In the early 1960s, revolutionary heroism was attributed to the quotidian and the everyday. Unlike earlier family melodramas that had incorporated melodramatic shocks and tragic climaxes, Li Shuangshuang focused on everyday marital conflict as a microcosm of underlying tensions and contradictions in the rural economy. Echoing the popular saying ‘women hold up half the sky’, Li Shuangshuang portrayed its outspoken eponymous protagonist as a good woman, good wife and good mother. The film depicts marital strife in the daily routine between Li Shuangshuang and her husband Sun Xiwang in order to reflect conflicting ideologies and work ethics among the peasantry. Employing chronological narration with a dual plot of family and work, the film presents day-to-day misconduct, mismanagement, tensions and arguments between the couple and among villagers, succeeded by the husband Sun Xiwang’s gradual self-correction of his behaviour and the resulting reconciliation between husband and wife. At one point in the film, Li Shuangshuang unassumingly says that ‘the Party is our family member’. The happy ending of the film presents Li Shuangshuang as a model that her husband, the village and the audience learn from.

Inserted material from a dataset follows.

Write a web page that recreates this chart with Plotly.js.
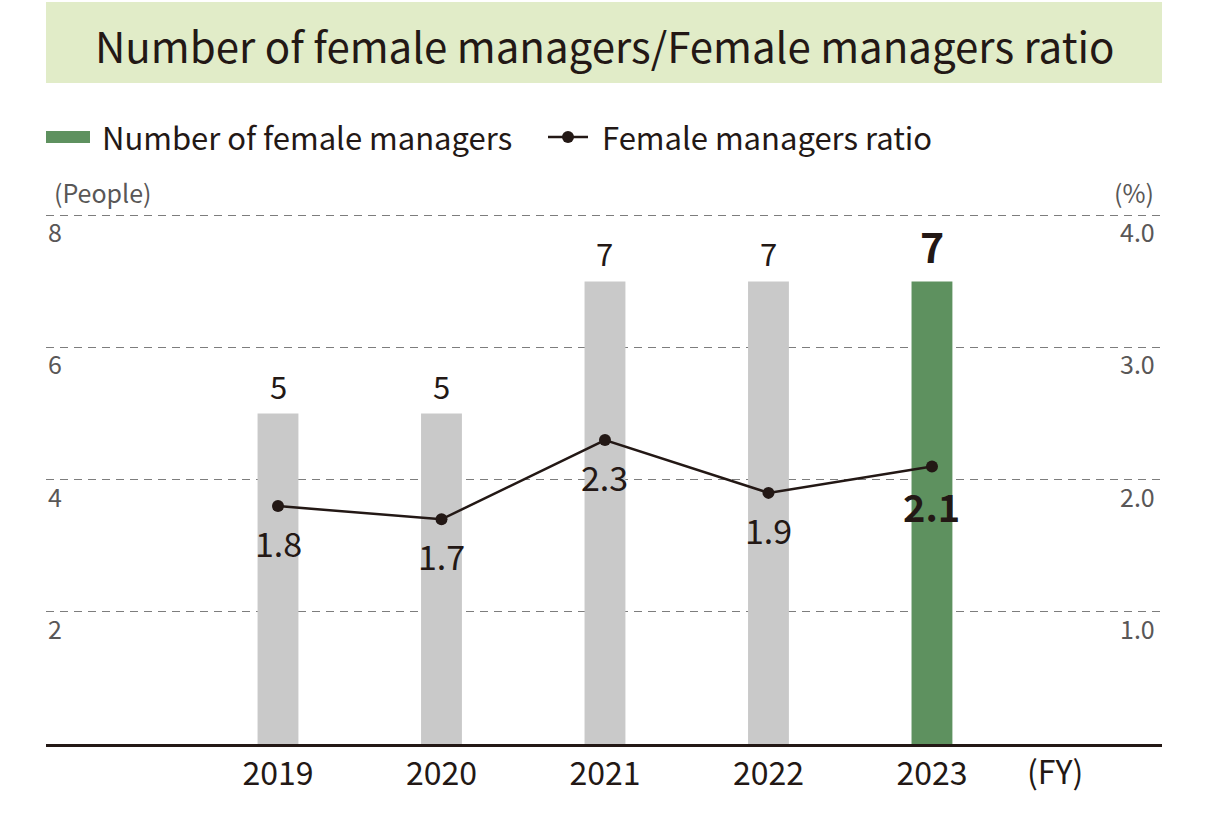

The incorporation of classical Hollywood narrative technique – especially chronological narration and heterosexual romance – in Chinese literary and socialist terms had profound implications for the ideological, aesthetic and entertainment values of film adaptations of literature. Chronological narration with a high degree of positive narrative resolution replaced the ambivalence and negativity that had characterised May Fourth critical realism. Heterosexual romance became the foundation of the socialist goal and imaginary of marriage, procreation and family for which the Party served as a spiritual pillar. The genre of family melodrama was therefore suitable for propagating the socialist work ethic, morality and family values. Where May Fourth literature had often depicted family dissolution and the tragic prototypes of displaced widows, socialist film adaptations of that literature transformed the generic conventions of family melodrama to turn victimised women into revolutionary icons. The socialist investment in femininity and love of the Party were embodied in the maternal figures of revolutionary heroines, fulfilling Mao’s ideological and aesthetic principle of ‘a combination of revolutionary realism and revolutionary romanticism’.

After World War II, various realisms developed at a historical juncture: neorealism in postwar Italy, socialist realism as communist aesthetic, and classical Hollywood cinema. André Bazin pointed to the rise of neorealism as ‘a moment of particularly overt ideological conflict in cinema’, one in which, Italian neorealism and Hollywood cinema were opposites: ‘Italian neorealism embodies the idea of culture as critique’, whereas ‘Hollywood cinema presents itself as the epitome of entertainment, not necessarily mindless but not particularly political, compliant and not resistant, escapist and not engaged.’77 Socialist realism and ‘a combination of revolutionary realism and revolutionary romanticism’ in Chinese cinema sought to offer political and ideological education along with entertainment. The aesthetic experiment in screenwriting after 1949 created an alternative realism, in dialogue and competition with other realisms in different historical and ideological contexts.